Megvii-BaseDetection/cvpods

[BUG] can not train yolov3

lucasjinreal opened this issue · 3 comments

Hi, not sure its a bug or something missed on my part. But I have a question about yolov3 preprocess_image.

Here is error I got:

   mask[b, a, gj, gi] = 1
IndexError: index 23 is out of bounds for dimension 3 with size 14

this means the label (wh) doesn't same as my image resized, see your image resized to 544 and stride is 32, then your label max would not exceed 17, but I got some index like 23.

And this prerocess_image code:

def preprocess_image(self, batched_inputs, training):
        """
        Normalize, pad and batch the input images.
        """
        images = [x["image"].to(self.device) for x in batched_inputs]
        bs = len(images)
        images = [self.normalizer(x) for x in images]

        images = ImageList.from_tensors(
            images, size_divisibility=0, pad_ref_long=True)
        logger.info('images ori shape: {}'.format(images.tensor.shape))
        logger.info('images ori shape: {}'.format(images.image_sizes))

        # sync image size for all gpus
        comm.synchronize()
        if training and self.iter % self.change_iter == 0:
            if self.iter < self.max_iter - 20000:
                meg = torch.LongTensor(1).to(self.device)
                comm.synchronize()
                if comm.is_main_process():
                    size = np.random.choice(self.multi_size)
                    meg.fill_(size)

                if comm.get_world_size() > 1:
                    comm.synchronize()
                    dist.broadcast(meg, 0)
                self.size = meg.item()

                comm.synchronize()
            else:
                self.size = 608

        if training:
            # resize image inputs
            modes = ['bilinear', 'nearest', 'bicubic', 'area']
            mode = modes[random.randrange(4)]
            if mode == 'bilinear' or mode == 'bicubic':
                images.tensor = F.interpolate(
                    images.tensor, size=[self.size, self.size], mode=mode, align_corners=False)
            else:
                images.tensor = F.interpolate(
                    images.tensor, size=[self.size, self.size], mode=mode)

            if "instances" in batched_inputs[0]:
                gt_instances = [
                    x["instances"].to(self.device) for x in batched_inputs
                ]
            elif "targets" in batched_inputs[0]:
                log_first_n(
                    logging.WARN,
                    "'targets' in the model inputs is now renamed to 'instances'!",
                    n=10)
                gt_instances = [
                    x["targets"].to(self.device) for x in batched_inputs
                ]
            else:
                gt_instances = None

            targets = [
                torch.cat(
                    [instance.gt_classes.float().unsqueeze(-1), instance.gt_boxes.tensor], dim=-1
                )
                for instance in gt_instances
            ]
            labels = torch.zeros((bs, 100, 5))
            for i, target in enumerate(targets):
                labels[i][:target.shape[0]] = target
            labels[:, :, 1:] = labels[:, :, 1:] / 512. * self.size
        else:
            labels = None

        self.iter += 1
        return images, labels

The image resized 2 times, but the label seems doesn't have any changes.
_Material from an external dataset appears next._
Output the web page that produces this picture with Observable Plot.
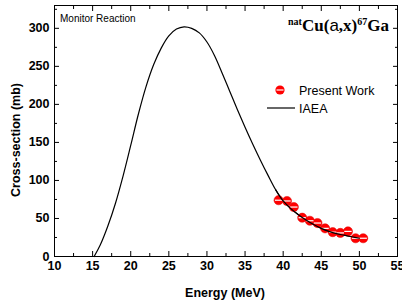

Any idea how the error get ? (Maybe your code have some automatically way to solve image and labels, but I don't know where)

It's a yolov3 on coco dataset or on your own dataset?

coco. I found it hard to converge on coco as well, I changed to retangle input size rather than force resize. Also your code have a bug in build_target which make w and h oppsite.

Thanks for your report, we will try in our inner version.